Unas manos fuertes lo tomaron del brazo y lo arrastraron fuera del espantoso, rugiente tironeo del tubo. Algo húmedo corría por sus mejillas y no sabía si aquello era sangre o lluvia o lágrimas y no le importaba.
Había terminado.
Se esforzó por abrir un ojo hinchado y a través de una abertura angosta, enrojecida de sangre, pudo ver turbiamente a McGreavy.
—Anne está en la casa. La mujer de De Marco. Tenemos que ir a buscarla.
McGreavy lo miraba con extrañeza, sin moverse, y Judd sintió que sus propias palabras no habían sido pronunciadas. Alzó la boca hasta la oreja de McGreavy y habló lentamente, en un graznido ronco, quebrado.
—Anne De Marco… Está en la casa…, auxilio.
McGreavy se dirigió al coche policial, levantó el transmisor de radio y emitió instrucciones. Judd se mantuvo de pie, inestable, todavía balanceándose hacia atrás y hacia adelante a causa de los golpes, Dejándose lavar por el frío cortante del viento. Frente a él entrevía un cadáver en el suelo y comprendió que se trataba de Nick Vaccaro.
Ganamos, pensó. Ganamos. Siguió repitiendo esas palabras una y otra vez en su mente, Y mientras lo decía sabía que aquello no tenía sentido. ¿Qué clase de victoria era aquélla? Él se creía un ser humano civilizado, decente —un medico, un hombre que curaba—, y se había convertido en un animal salvaje, lleno de la concupiscencia de matar. Había llevado a un hombre más allá del borde de la demencia, y después lo había asesinado. Se trataba de una carga inmensa con la cual tendría que convivir siempre. Porque aunque tenía derecho a decirse que había sido en defensa propia, él sabía —y que Dios lo ayudase— que había gozado al hacerlo. Y eso nunca podría perdonárselo. No era mejor que De Marco, o los hermanos Vaccaro, o ninguno de los otros. La civilización era un barniz muy delgado, frágil, y cuando ese barniz se cuarteaba, el hombre se volvía uno con las bestias, volviendo a caer en el cieno del abismo primigenio de donde él se jactaba de haberse elevado.

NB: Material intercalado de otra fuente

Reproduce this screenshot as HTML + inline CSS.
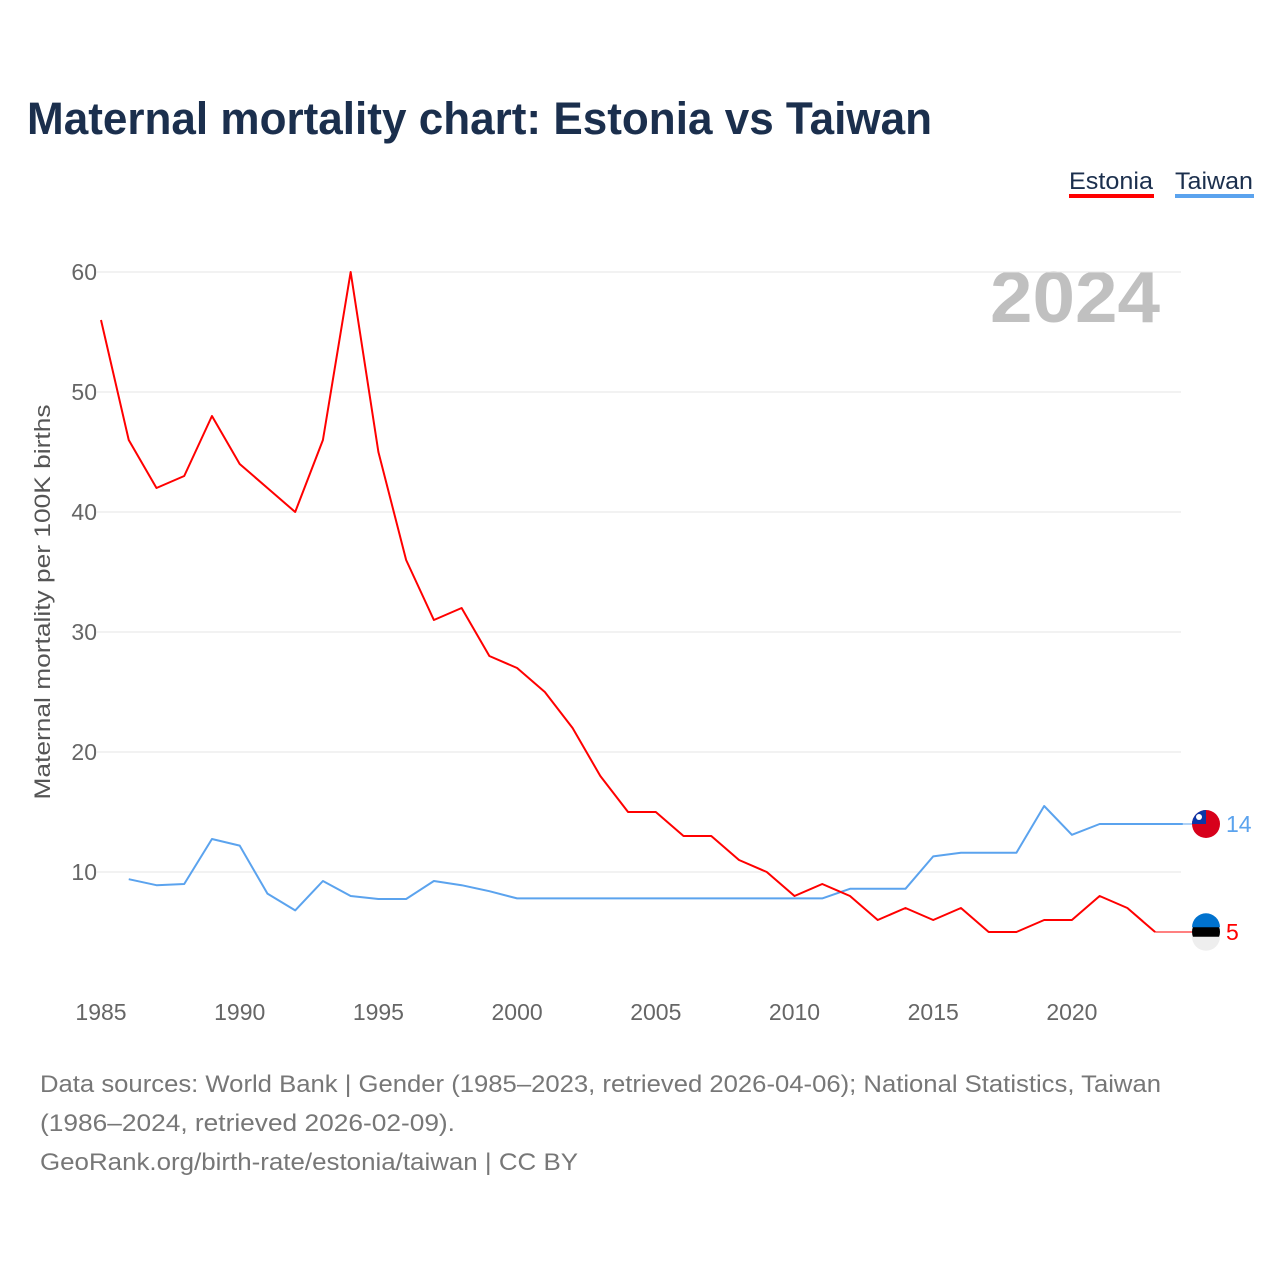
<!DOCTYPE html>
<html><head><meta charset="utf-8"><style>
body{margin:0;background:#fff;font-family:"Liberation Sans",sans-serif}
</style></head><body>
<svg width="1280" height="1280" xmlns="http://www.w3.org/2000/svg">
<text x="27" y="134" font-size="45" font-weight="bold" fill="#1b2f4d" textLength="905" lengthAdjust="spacingAndGlyphs">Maternal mortality chart: Estonia vs Taiwan</text>
<g><text x="1069" y="189" font-size="24" fill="#1b2f4d" textLength="84" lengthAdjust="spacingAndGlyphs">Estonia</text><rect x="1069" y="194" width="85" height="4" fill="#f00"/></g>
<g><text x="1175" y="189" font-size="24" fill="#1b2f4d" textLength="78" lengthAdjust="spacingAndGlyphs">Taiwan</text><rect x="1175" y="194" width="79" height="4" fill="#5ba3ee"/></g>
<text x="1160" y="322" font-size="72" font-weight="bold" fill="#c0c0c0" text-anchor="end" textLength="170" lengthAdjust="spacingAndGlyphs">2024</text>
<text transform="translate(50,602) rotate(-90)" font-size="22" fill="#555" text-anchor="middle" textLength="395" lengthAdjust="spacingAndGlyphs">Maternal mortality per 100K births</text>
<g id="grid"></g><g id="xt"></g><g id="lines"></g>
<text x="40" y="1092" font-size="24" fill="#777" textLength="1121" lengthAdjust="spacingAndGlyphs">Data sources: World Bank | Gender (1985–2023, retrieved 2026-04-06); National Statistics, Taiwan</text>
<text x="40" y="1131" font-size="24" fill="#777" textLength="415" lengthAdjust="spacingAndGlyphs">(1986–2024, retrieved 2026-02-09).</text>
<text x="40" y="1170" font-size="24" fill="#777" textLength="538" lengthAdjust="spacingAndGlyphs">GeoRank.org/birth-rate/estonia/taiwan | CC BY</text>
</svg>
<script>
const yTicks=[10,20,30,40,50,60];
const xTicks=[1985,1990,1995,2000,2005,2010,2015,2020];
const estYears=[1985,1986,1987,1988,1989,1990,1991,1992,1993,1994,1995,1996,1997,1998,1999,2000,2001,2002,2003,2004,2005,2006,2007,2008,2009,2010,2011,2012,2013,2014,2015,2016,2017,2018,2019,2020,2021,2022,2023];
const estVals=[56,46,42,43,48,44,42,40,46,60,45,36,31,32,28,27,25,22,18,15,15,13,13,11,10,8,9,8,6,7,6,7,5,5,6,6,8,7,5];
const twYears=[1986,1987,1988,1989,1990,1991,1992,1993,1994,1995,1996,1997,1998,1999,2000,2001,2002,2003,2004,2005,2006,2007,2008,2009,2010,2011,2012,2013,2014,2015,2016,2017,2018,2019,2020,2021,2022,2023,2024];
const twVals=[9.4,8.9,9.0,12.75,12.2,8.2,6.8,9.25,8.0,7.75,7.75,9.25,8.9,8.4,7.8,7.8,7.8,7.8,7.8,7.8,7.8,7.8,7.8,7.8,7.8,7.8,8.6,8.6,8.6,11.3,11.6,11.6,11.6,15.5,13.1,14,14,14,14];
const NS="http://www.w3.org/2000/svg";
const X=y=>101+(y-1985)*27.74, Y=v=>992-v*12;
function mk(t,a,p){const e=document.createElementNS(NS,t);for(const k in a)e.setAttribute(k,a[k]);p.appendChild(e);return e;}
const g=document.getElementById('grid');
yTicks.forEach(v=>{
 const l=mk('line',{x1:97,x2:1181,y1:Y(v),y2:Y(v),stroke:'#e6e6e6','stroke-width':1},g);
 
 
 const t=mk('text',{x:97,y:Y(v)+8,'font-size':23,fill:'#666','text-anchor':'end'},g);t.textContent=v;
 
 
});
const xt=document.getElementById('xt');
xTicks.forEach(v=>{
 const t=mk('text',{x:X(v),y:1020,'font-size':23,fill:'#666','text-anchor':'middle'},xt);t.textContent=v;
 
 
});
const L=document.getElementById('lines');
function series(ys,vs,col,name){
 const p=mk('polyline',{points:ys.map((y,i)=>X(y)+','+Y(vs[i])).join(' '),fill:'none',stroke:col,'stroke-width':2,'stroke-linejoin':'round'},L);
 
 
 const lv=vs[vs.length-1],lx=X(ys[ys.length-1]);
 const c=mk('line',{x1:lx,x2:1192,y1:Y(lv),y2:Y(lv),stroke:col,'stroke-width':1},L);
 
 
 const f=mk('circle',{cx:1206,cy:Y(lv),r:14,fill:name==='estonia'?'#000':'#d7001b'},L);
 
 
 if(name==='estonia'){mk('path',{d:`M1192 ${Y(lv)-4.7} A14 14 0 0 1 1220 ${Y(lv)-4.7}Z`,fill:'#0072ce'},L);mk('path',{d:`M1192 ${Y(lv)+4.7} A14 14 0 0 0 1220 ${Y(lv)+4.7}Z`,fill:'#eee'},L);}
 else{mk('path',{d:`M1192 ${Y(lv)} A14 14 0 0 1 1206 ${Y(lv)-14}V${Y(lv)}Z`,fill:'#0a36a8'},L);mk('circle',{cx:1199,cy:Y(lv)-7,r:3,fill:'#fff'},L);}
 const t=mk('text',{x:1226,y:Y(lv)+8,'font-size':23,fill:col},L);t.textContent=Math.round(lv);
 
 
}
series(twYears,twVals,'#5ba3ee','taiwan');
series(estYears,estVals,'#f00','estonia');
</script>
</body></html>
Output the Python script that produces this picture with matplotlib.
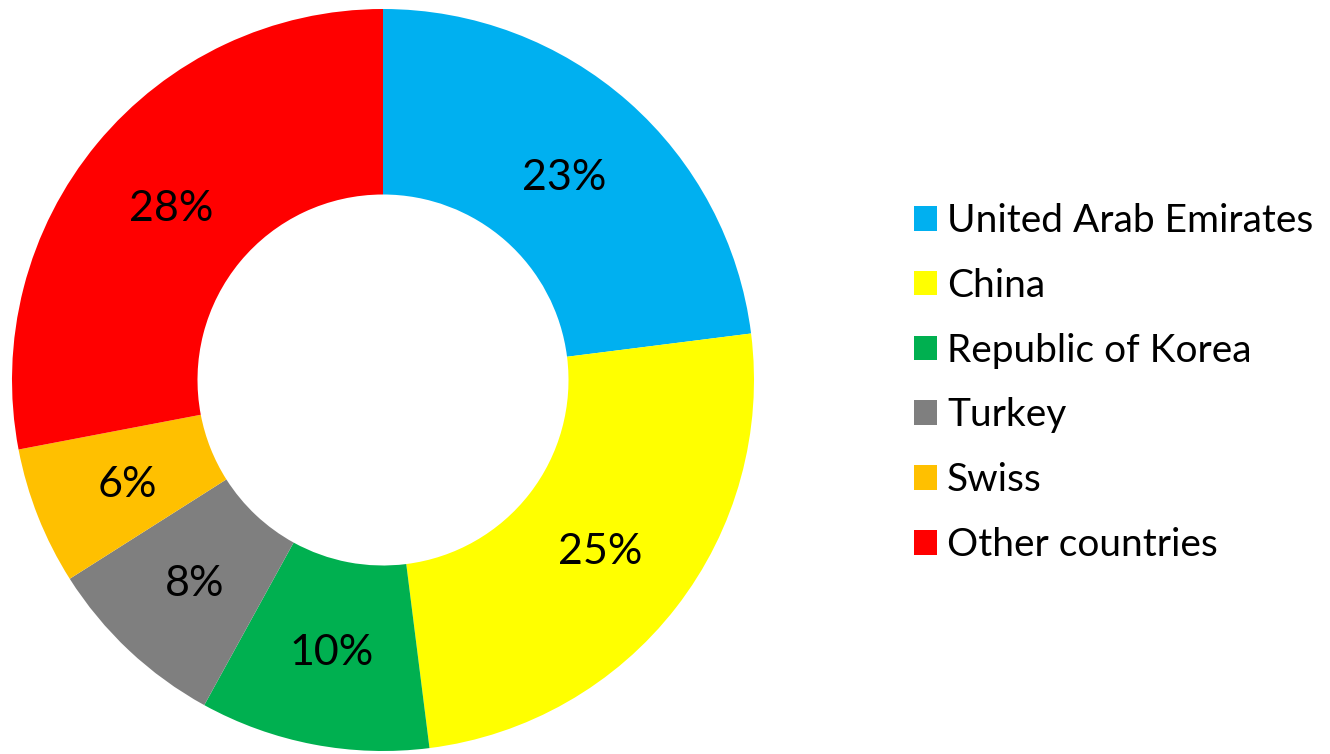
import matplotlib
matplotlib.use("Agg")
import matplotlib.pyplot as plt
from matplotlib.patches import Patch

plt.rcParams['font.family'] = ['Lato', 'DejaVu Sans']

# Data
countries = ['United Arab Emirates', 'China', 'Republic of Korea',
             'Turkey', 'Swiss', 'Other countries']
shares = [23, 25, 10, 8, 6, 28]
colors = ['#00B0F0', '#FFFF00', '#00B050', '#7F7F7F', '#FFC000', '#FF0000']

W, H = 1330, 754
fig = plt.figure(figsize=(W / 100, H / 100), dpi=100)

# Donut axes placed so the ring sits where it does in the original
cx, cy, r = 383, 380, 371
ax = fig.add_axes([(cx - r) / W, (H - cy - r) / H, 2 * r / W, 2 * r / H])

wedges, texts = ax.pie(shares, colors=colors, startangle=90, counterclock=False,
                       radius=1, wedgeprops=dict(width=0.5, linewidth=0),
                       labels=[f'{v}%' for v in shares], labeldistance=0.74)
for t in texts:
    t.set_fontsize(31)
    t.set_ha('center')
    t.set_va('center_baseline')
ax.set_xlim(-1, 1)
ax.set_ylim(-1, 1)
ax.set_aspect('equal')
ax.axis('off')

handles = [Patch(facecolor=c, edgecolor='none') for c in colors]
fig.legend(handles, countries, loc='center left',
           bbox_to_anchor=(914 / W, (H - 383) / H),
           frameon=False, fontsize=28, handlelength=0.6, handleheight=0.6,
           handletextpad=0.25, labelspacing=0.74, borderaxespad=0,
           borderpad=0)

fig.savefig('out.png', dpi=100)
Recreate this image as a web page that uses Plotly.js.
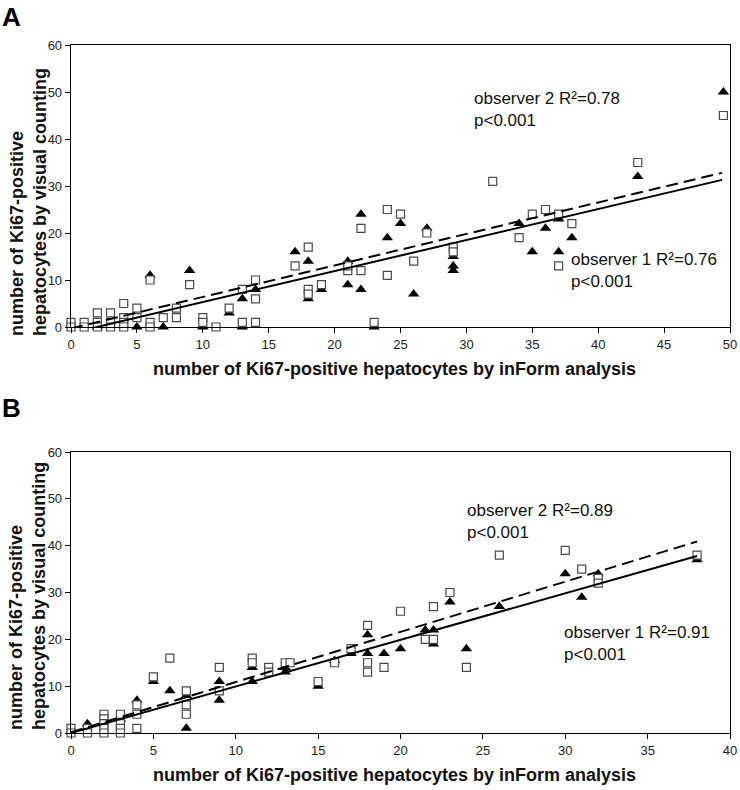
<!DOCTYPE html>
<html>
<head>
<meta charset="utf-8">
<script src="https://cdn.plot.ly/plotly-3.0.1.min.js"></script>
<style>html,body{margin:0;padding:0;background:#fff;}</style>
</head>
<body>
<div id="chart" style="width:740px;height:790px;"></div>
<script>
// ---------- Panel A data ----------
const A_tri_x = [2, 5, 6, 7, 9, 10, 12, 13, 13, 14, 17, 18, 18, 19, 21, 21, 22, 22, 23, 24, 25, 26, 27, 29, 29, 29, 34, 35, 36, 37, 37, 38, 43, 49.5];
const A_tri_y = [0, 0, 11, 0, 12, 0, 3, 6, 0, 8, 16, 14, 6, 8, 9, 14, 24, 8, 0, 19, 22, 7, 21, 15, 13, 12, 22, 16, 21, 23, 16, 19, 32, 50];
const A_sq_x = [0, 0, 1, 1, 2, 2, 2, 3, 3, 3, 4, 4, 4, 4, 5, 5, 6, 6, 6, 7, 8, 8, 9, 10, 10, 11, 12, 13, 13, 14, 14, 14, 17, 18, 18, 18, 19, 21, 21, 22, 22, 23, 24, 24, 25, 26, 27, 29, 29, 32, 34, 35, 36, 37, 37, 38, 43, 49.5];
const A_sq_y = [1, 0, 1, 0, 3, 1, 0, 3, 1, 0, 5, 2, 1, 0, 4, 2, 10, 1, 0, 2, 4, 2, 9, 2, 1, 0, 4, 8, 1, 10, 6, 1, 13, 17, 8, 7, 9, 12, 13, 21, 12, 1, 25, 11, 24, 14, 20, 17, 16, 31, 19, 24, 25, 24, 13, 22, 35, 45];
// regression lines (end points)
const A_fit1_x = [0, 49.4];
const A_fit1_y = [-1.3, 31.3];
const A_fit2_x = [0, 49.4];
const A_fit2_y = [-0.3, 32.8];

// ---------- Panel B data ----------
const B_tri_x = [1, 3, 4, 5, 6, 7, 7, 9, 9, 11, 11, 13, 13, 15, 16, 17, 18, 18, 19, 20, 21.5, 22, 22, 23, 24, 26, 30, 31, 32, 38];
const B_tri_y = [2, 3, 7, 11, 9, 8, 1, 11, 7, 14, 11, 14, 13, 10, 15.5, 17, 21, 17, 17, 18, 22, 22, 19, 28, 18, 27, 34, 29, 34, 37];
const B_sq_x = [0, 0, 1, 1, 2, 2, 2, 2, 2, 3, 3, 3, 3, 4, 4, 4, 5, 6, 7, 7, 7, 9, 9, 11, 11, 12, 12, 13, 13.3, 15, 16, 17, 18, 18, 18, 19, 20, 21.5, 22, 22, 23, 24, 26, 30, 31, 32, 32, 38];
const B_sq_y = [1, 0, 1, 0, 4, 3, 2, 1, 0, 4, 2, 1, 0, 6, 4, 1, 12, 16, 9, 6, 4, 14, 9, 16, 15, 14, 13, 15, 15, 11, 15, 18, 23, 15, 13, 14, 26, 20, 20, 27, 30, 14, 38, 39, 35, 33, 32, 38];
const B_fit1_x = [0, 38];
const B_fit1_y = [0, 37.8];
const B_fit2_x = [0, 38];
const B_fit2_y = [0.15, 40.9];

// ---------- text ----------
const xTitle = "number of Ki67-positive hepatocytes by inForm analysis";
const yTitle1 = "number of Ki67-positive";
const yTitle2 = "hepatocytes by visual counting";
const A_obs2 = "observer 2 R²=0.78<br>p&lt;0.001";
const A_obs1 = "observer 1 R²=0.76<br>p&lt;0.001";
const B_obs2 = "observer 2 R²=0.89<br>p&lt;0.001";
const B_obs1 = "observer 1 R²=0.91<br>p&lt;0.001";

const FONT = "Arial, 'Liberation Sans', sans-serif";

function triTrace(x, y, xa, ya) {
  return {x: x, y: y, xaxis: xa, yaxis: ya, type: 'scatter', mode: 'markers', cliponaxis: false,
    marker: {symbol: 'triangle-up', size: 10, color: '#000', line: {width: 0}}, hoverinfo: 'skip'};
}
function sqTrace(x, y, xa, ya) {
  return {x: x, y: y, xaxis: xa, yaxis: ya, type: 'scatter', mode: 'markers', cliponaxis: false,
    marker: {symbol: 'square', size: 8, color: '#fff', line: {width: 1.2, color: '#4a4a4a'}}, hoverinfo: 'skip'};
}
function lineTrace(x, y, xa, ya, dash) {
  return {x: x, y: y, xaxis: xa, yaxis: ya, type: 'scatter', mode: 'lines',
    line: {color: '#000', width: 2, dash: dash}, hoverinfo: 'skip'};
}

const data = [
  triTrace(A_tri_x, A_tri_y, 'x', 'y'),
  sqTrace(A_sq_x, A_sq_y, 'x', 'y'),
  lineTrace(A_fit1_x, A_fit1_y, 'x', 'y', 'solid'),
  lineTrace(A_fit2_x, A_fit2_y, 'x', 'y', '12px,6px'),
  triTrace(B_tri_x, B_tri_y, 'x2', 'y2'),
  sqTrace(B_sq_x, B_sq_y, 'x2', 'y2'),
  lineTrace(B_fit1_x, B_fit1_y, 'x2', 'y2', 'solid'),
  lineTrace(B_fit2_x, B_fit2_y, 'x2', 'y2', '12px,6px')
];

function axis(extra) {
  return Object.assign({
    showgrid: false, zeroline: false, showline: true, mirror: true,
    linecolor: '#000', linewidth: 1.3, ticks: 'outside', ticklen: 5, tickwidth: 1, tickcolor: '#000',
    tickfont: {family: FONT, size: 13, color: '#222'}, fixedrange: true
  }, extra);
}

const txt = {family: FONT, size: 17, color: '#111'};
const ttl = {family: FONT, size: 18, color: '#111'};
const yTitleText = '<b>' + yTitle1 + '</b><br><b>' + yTitle2 + '</b>';

const layout = {
  width: 740, height: 790,
  margin: {l: 71, r: 10, t: 45, b: 57},
  paper_bgcolor: '#fff', plot_bgcolor: '#fff',
  showlegend: false, hovermode: false,
  xaxis: axis({domain: [0, 1], range: [0, 50], tick0: 0, dtick: 5, anchor: 'y'}),
  yaxis: axis({domain: [0.5901, 1], range: [0, 60], tick0: 0, dtick: 10, anchor: 'x'}),
  xaxis2: axis({domain: [0, 1], range: [0, 40], tick0: 0, dtick: 5, anchor: 'y2'}),
  yaxis2: axis({domain: [0, 0.4084], range: [0, 60], tick0: 0, dtick: 10, anchor: 'x2'}),
  annotations: [
    {xref: 'paper', yref: 'paper', x: -0.1077, y: 1.0654, xanchor: 'left', yanchor: 'top', showarrow: false,
      text: '<b>A</b>', font: {family: FONT, size: 26, color: '#000'}},
    {xref: 'paper', yref: 'paper', x: -0.1077, y: 0.4964, xanchor: 'left', yanchor: 'top', showarrow: false,
      text: '<b>B</b>', font: {family: FONT, size: 26, color: '#000'}},
    {xref: 'paper', yref: 'paper', x: -0.0653, y: 0.574, xanchor: 'center', yanchor: 'bottom', showarrow: false,
      textangle: -90, align: 'left', text: yTitleText, font: ttl},
    {xref: 'paper', yref: 'paper', x: -0.0653, y: 0.0015, xanchor: 'center', yanchor: 'bottom', showarrow: false,
      textangle: -90, align: 'left', text: yTitleText, font: ttl},
    {xref: 'paper', yref: 'paper', x: 0.4909, y: 0.529, xanchor: 'center', yanchor: 'middle', showarrow: false,
      text: '<b>' + xTitle + '</b>', font: ttl},
    {xref: 'paper', yref: 'paper', x: 0.4909, y: -0.061, xanchor: 'center', yanchor: 'middle', showarrow: false,
      text: '<b>' + xTitle + '</b>', font: ttl},
    {xref: 'x', yref: 'y', x: 30.4, y: 46.2, xanchor: 'left', yanchor: 'middle', align: 'left', showarrow: false, text: A_obs2, font: txt},
    {xref: 'x', yref: 'y', x: 37.8, y: 12.1, xanchor: 'left', yanchor: 'middle', align: 'left', showarrow: false, text: A_obs1, font: txt},
    {xref: 'x2', yref: 'y2', x: 23.9, y: 45.1, xanchor: 'left', yanchor: 'middle', align: 'left', showarrow: false, text: B_obs2, font: txt},
    {xref: 'x2', yref: 'y2', x: 29.8, y: 19.2, xanchor: 'left', yanchor: 'middle', align: 'left', showarrow: false, text: B_obs1, font: txt}
  ]
};

Plotly.newPlot('chart', data, layout, {displayModeBar: false, staticPlot: true});
</script>
</body>
</html>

Judd estaba demasiado fatigado para seguir pensando. Ahora sólo quería cerciorarse de que Anne se hallaba a salvo.
McGreavy estaba allí de pie con un modo desusadamente suave.
—Un coche policial se dirige a la casa, doctor Stevens. ¿Estamos?
Judd asintió con gratitud.
McGreavy lo tomó del brazo y lo guió hacia un coche. Al avanzar lentamente, penosamente, a través del patio se dio cuenta de que había cesado de llover. A lo lejos, en el horizonte, los núcleos de tormenta habían sido barridos por el áspero viento de diciembre y el cielo se estaba aclarando. Por el oeste apareció un pequeño rayo de luz, mientras el sol luchaba por abrirse paso, cada vez más luminoso.
Aquélla iba a ser una hermosa Navidad.